Final Project: Water
MAT 259, 2012
RJ Duran

Introduction
The goal of this project is to visually explore and navigate the connections between words associated with the word "WATER" in book titles from the Seattle Public Library database from 2006 to 2011. By utilizing a partial FP-Tree algorithm to parse incoming book titles I am able to represent visual patterns in associated words. The data is represented as tree structures and volumetric pyramids in a polar plane within a navigable 3D space.

Background
and Sketches

After I made the initial sketch I started prototyping the idea with Processing to see if I could represent it as I imagined. I ran a simple FP-Tree test to look at the data in 2D as seen below.

This led me to rethink the type of graph I wanted to place the data in relation to in 3D space.
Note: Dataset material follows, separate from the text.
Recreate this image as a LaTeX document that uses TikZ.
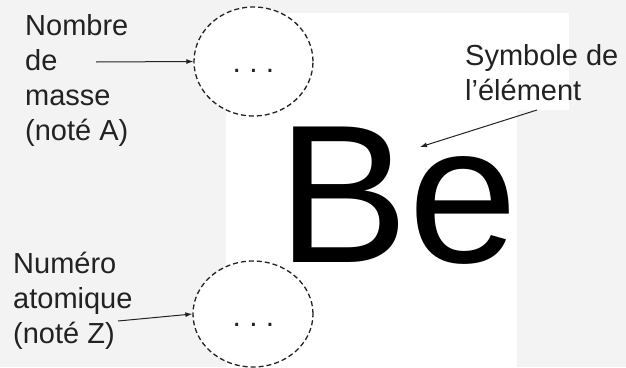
\documentclass[tikz,border=0pt]{standalone}
\usepackage{fontspec}
\setmainfont{Liberation Sans}
\usetikzlibrary{arrows.meta,shapes.geometric}
\definecolor{bggray}{HTML}{F3F3F3}
\definecolor{ink}{HTML}{222222}
\tikzset{
  lbl/.style={anchor=base west,inner sep=0pt,align=left,text=ink,
    font=\fontsize{29}{35}\selectfont},
  dotted circ/.style={draw=ink,ellipse,line width=1.3pt,dash pattern=on 5pt off 3pt,
    fill=white,inner sep=0pt},
  dots/.style={anchor=base,inner sep=0pt,text=ink,font=\fontsize{30}{35}\selectfont},
  arr/.style={draw=ink,line width=1pt,-{Latex[length=7pt,width=5pt]}},
}
\begin{document}
\begin{tikzpicture}[x=1pt,y=-1pt]
  \fill[bggray] (0,0) rectangle (626,367);
  \useasboundingbox (0,0) rectangle (626,367);
  \fill[white] (226,13) rectangle (517,367);
  \fill[white] (517,13) rectangle (569,110);

  \node[dotted circ,minimum width=119pt,minimum height=109pt] (massecirc) at (253.5,61.5) {};
  \node[dotted circ,minimum width=120pt,minimum height=106pt] (numcirc) at (253,314) {};
  \node[dots] (massedots) at (253.5,72) {.\ .\ .};
  \node[dots] (numdots) at (253.5,326) {.\ .\ .};

  \node[anchor=base west,inner sep=0pt,font=\fontsize{197}{200}\selectfont] (be) at (277,262) {Be};

  % anchor = baseline of the last line
  \node[lbl] (massetxt) at (25,140) {Nombre\\de\\masse\\(noté A)};
  \node[lbl] (numtxt) at (13,343) {Numéro\\atomique\\(noté Z)};
  \node[lbl] (symtxt) at (465,100) {Symbole de\\l’élément};

  \coordinate (a1) at (96,62);
  \coordinate (a2) at (118,321);
  \coordinate (a3) at (537,110);
  \coordinate (a3e) at (420,147);

  \draw[arr] (a1) -- (massecirc.west);
  \draw[arr] (a2) -- (numcirc.west);
  \draw[arr] (a3) -- (a3e);
\end{tikzpicture}
\end{document}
I built a simple polar graph to determine if this was a realistic direction. The images below show my first attempts at plotting a few data points within the space in relation to the polar graph.

Once I was able to plot some lines within the space I decided to experiment with placing random pyramids on the graph. This was to help me determine what the actual data might look like when plotted. The pyramids in the images below are placed at random locations from the center of the graph. They have random heights within a set range.



Query
select title from inraw where title like '%water%' and itemtype like '%bk%';
Explanation
This query examines the entire database "inraw" for book titles containing the word "water."

In Sequel Pro the query takes about 3 or 4 mins to complete. After testing a small query where I looked at a specific day I expanded the search to the entire database. I used a custom Processing program to run the query and save the data into a text file for easy loading into my main visualization. The entire set of data can be seen in http://rjduran.net/MAT/259/final/20052011Data_WATER.txt.

Process
The project started out as an extension of project #2, where I tried to determine how "green" Seattle Readers are. As I examined the broad topic of sustainability and environment I focused on one common topic for this project. By building a MySQL query for book titles containing the word "water" I was able to gather a rich set of data to represent. The process continued with a sketch of the initial idea. Initially I imagined representing the data as a topographical map with mountains representing the occurrence of words.

For a more detailed project description see this PDF.

Result and
Analysis
Overall this project really pushed my designing abilities, which were very minimal at the beginning. I explored methods for coloring data and representing layers of meaning within a 3D space through an interesting data set. It also pushed my data filtering, searching, and sorting abilities to look for interesting ways of representing the data. From the data I was able to highlight the connections between water and the occurrence of each word. This string of terms shows the number of times a word happened to appear in a title. novel:13018 watercolor:9204 elephants:8238 guide:7197 with:5729 from:5460 painting:4064 life:3162 underwater:3148 how:3104 your:2800 techniques:2714 color:2580 book:2437 watermelon:2416 watercolour:2412 watercolors:2366 sea:2328 mystery:2326 black:2302 gardens:2300 you:2267 fish:2198 garden:2118 world:2083 out:2061 like:2041 blue:1978 american:1969 deep:1966 about:1948 complete:1885 northwest:1763 most:1753 blackwater:1735 food:1733 washington:1652 story:1618 light:1615 west:1577 waterfalls:1569 america:1559 living:1507 worlds:1485 army:1473 more:1442 other:1441 all:1434 down:1428 recipes:1418 paint:1407 What this tells us is the most common word used with water is a title is "novel" followed by "watercolor." This probably indicates that people were checking out mostly guide books, stories about things that have to do with water and watercolor art books. Water for Elephants was also a very popular book among readers.


Code
I used the PeasyCam and ControlP5 libraries in Processing. I also used this method in order to render a lot of text in 3D without slowing the framerate.

Run in Browser

Source Code

Control
Press 1-9 for display modes
0: Reset
1: Overview
2: Expanded view
3: FP Tree 1
4. Pyramid view
5: FP-Tree 2
6: Pyramids
7: Side view
8: Random view
9: Toggle rotation

Control Parameters
G: Hide/Show Grid
L: Hide/Show Lines
P: Hide/Show Pyramids
V: Toggle Variance

Parameters
Master Rotation
Node Spacing
Root Distance
Branch Spread
Rotation Speed